Start

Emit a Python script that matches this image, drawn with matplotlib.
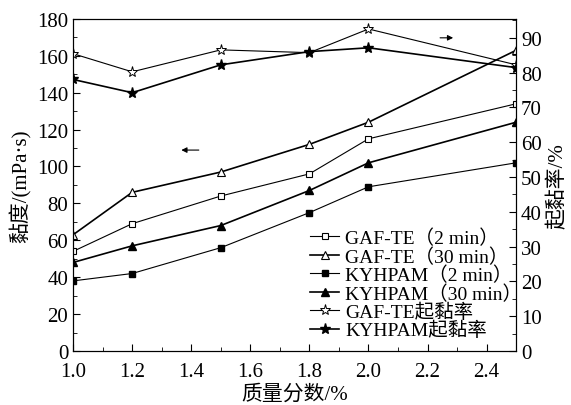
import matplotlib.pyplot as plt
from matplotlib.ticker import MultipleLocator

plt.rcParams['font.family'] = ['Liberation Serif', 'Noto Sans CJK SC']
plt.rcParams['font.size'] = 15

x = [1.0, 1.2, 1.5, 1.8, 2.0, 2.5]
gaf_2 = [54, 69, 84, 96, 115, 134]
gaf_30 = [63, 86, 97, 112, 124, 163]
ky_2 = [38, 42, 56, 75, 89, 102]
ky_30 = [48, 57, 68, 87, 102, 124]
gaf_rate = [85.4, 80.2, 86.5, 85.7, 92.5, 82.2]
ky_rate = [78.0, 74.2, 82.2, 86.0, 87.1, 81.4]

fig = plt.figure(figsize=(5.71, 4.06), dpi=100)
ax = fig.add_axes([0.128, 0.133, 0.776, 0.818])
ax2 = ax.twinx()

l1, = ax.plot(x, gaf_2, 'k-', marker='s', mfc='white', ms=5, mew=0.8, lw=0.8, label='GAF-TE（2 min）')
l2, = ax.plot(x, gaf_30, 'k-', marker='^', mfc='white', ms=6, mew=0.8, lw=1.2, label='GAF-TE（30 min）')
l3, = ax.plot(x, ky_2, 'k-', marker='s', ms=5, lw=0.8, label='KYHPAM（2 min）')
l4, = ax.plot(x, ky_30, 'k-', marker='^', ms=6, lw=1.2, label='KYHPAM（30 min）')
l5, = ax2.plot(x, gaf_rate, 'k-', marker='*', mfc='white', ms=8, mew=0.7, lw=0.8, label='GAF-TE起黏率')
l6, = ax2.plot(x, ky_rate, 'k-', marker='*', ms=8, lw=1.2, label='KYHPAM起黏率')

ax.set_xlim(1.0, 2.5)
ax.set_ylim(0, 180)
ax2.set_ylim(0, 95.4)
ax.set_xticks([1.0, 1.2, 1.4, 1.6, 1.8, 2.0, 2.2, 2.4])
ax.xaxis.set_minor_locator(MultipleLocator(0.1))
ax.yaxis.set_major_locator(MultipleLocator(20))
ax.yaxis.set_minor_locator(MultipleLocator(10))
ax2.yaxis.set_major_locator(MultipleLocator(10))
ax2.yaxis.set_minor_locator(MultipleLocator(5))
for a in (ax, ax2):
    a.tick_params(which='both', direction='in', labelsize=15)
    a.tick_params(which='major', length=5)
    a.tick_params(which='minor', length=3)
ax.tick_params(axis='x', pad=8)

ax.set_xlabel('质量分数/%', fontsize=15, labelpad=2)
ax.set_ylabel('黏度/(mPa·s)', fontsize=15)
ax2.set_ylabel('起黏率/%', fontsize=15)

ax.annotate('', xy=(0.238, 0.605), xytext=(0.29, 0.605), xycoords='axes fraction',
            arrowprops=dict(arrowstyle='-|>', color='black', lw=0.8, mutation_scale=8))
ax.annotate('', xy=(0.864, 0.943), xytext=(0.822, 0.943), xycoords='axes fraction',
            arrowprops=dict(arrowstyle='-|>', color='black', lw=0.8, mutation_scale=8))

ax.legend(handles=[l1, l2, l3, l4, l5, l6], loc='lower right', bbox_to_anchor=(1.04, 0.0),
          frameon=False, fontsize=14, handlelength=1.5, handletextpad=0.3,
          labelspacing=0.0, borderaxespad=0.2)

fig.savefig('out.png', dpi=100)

End

Repeat the material exactly as it reads, without any of its pictures.

Task result >>
Emit a Python script that matches this image, drawn with matplotlib.
import matplotlib.pyplot as plt
from matplotlib.ticker import MultipleLocator

plt.rcParams['font.family'] = ['Liberation Serif', 'Noto Sans CJK SC']
plt.rcParams['font.size'] = 15

x = [1.0, 1.2, 1.5, 1.8, 2.0, 2.5]
gaf_2 = [54, 69, 84, 96, 115, 134]
gaf_30 = [63, 86, 97, 112, 124, 163]
ky_2 = [38, 42, 56, 75, 89, 102]
ky_30 = [48, 57, 68, 87, 102, 124]
gaf_rate = [85.4, 80.2, 86.5, 85.7, 92.5, 82.2]
ky_rate = [78.0, 74.2, 82.2, 86.0, 87.1, 81.4]

fig = plt.figure(figsize=(5.71, 4.06), dpi=100)
ax = fig.add_axes([0.128, 0.133, 0.776, 0.818])
ax2 = ax.twinx()

l1, = ax.plot(x, gaf_2, 'k-', marker='s', mfc='white', ms=5, mew=0.8, lw=0.8, label='GAF-TE（2 min）')
l2, = ax.plot(x, gaf_30, 'k-', marker='^', mfc='white', ms=6, mew=0.8, lw=1.2, label='GAF-TE（30 min）')
l3, = ax.plot(x, ky_2, 'k-', marker='s', ms=5, lw=0.8, label='KYHPAM（2 min）')
l4, = ax.plot(x, ky_30, 'k-', marker='^', ms=6, lw=1.2, label='KYHPAM（30 min）')
l5, = ax2.plot(x, gaf_rate, 'k-', marker='*', mfc='white', ms=8, mew=0.7, lw=0.8, label='GAF-TE起黏率')
l6, = ax2.plot(x, ky_rate, 'k-', marker='*', ms=8, lw=1.2, label='KYHPAM起黏率')

ax.set_xlim(1.0, 2.5)
ax.set_ylim(0, 180)
ax2.set_ylim(0, 95.4)
ax.set_xticks([1.0, 1.2, 1.4, 1.6, 1.8, 2.0, 2.2, 2.4])
ax.xaxis.set_minor_locator(MultipleLocator(0.1))
ax.yaxis.set_major_locator(MultipleLocator(20))
ax.yaxis.set_minor_locator(MultipleLocator(10))
ax2.yaxis.set_major_locator(MultipleLocator(10))
ax2.yaxis.set_minor_locator(MultipleLocator(5))
for a in (ax, ax2):
    a.tick_params(which='both', direction='in', labelsize=15)
    a.tick_params(which='major', length=5)
    a.tick_params(which='minor', length=3)
ax.tick_params(axis='x', pad=8)

ax.set_xlabel('质量分数/%', fontsize=15, labelpad=2)
ax.set_ylabel('黏度/(mPa·s)', fontsize=15)
ax2.set_ylabel('起黏率/%', fontsize=15)

ax.annotate('', xy=(0.238, 0.605), xytext=(0.29, 0.605), xycoords='axes fraction',
            arrowprops=dict(arrowstyle='-|>', color='black', lw=0.8, mutation_scale=8))
ax.annotate('', xy=(0.864, 0.943), xytext=(0.822, 0.943), xycoords='axes fraction',
            arrowprops=dict(arrowstyle='-|>', color='black', lw=0.8, mutation_scale=8))

ax.legend(handles=[l1, l2, l3, l4, l5, l6], loc='lower right', bbox_to_anchor=(1.04, 0.0),
          frameon=False, fontsize=14, handlelength=1.5, handletextpad=0.3,
          labelspacing=0.0, borderaxespad=0.2)

fig.savefig('out.png', dpi=100)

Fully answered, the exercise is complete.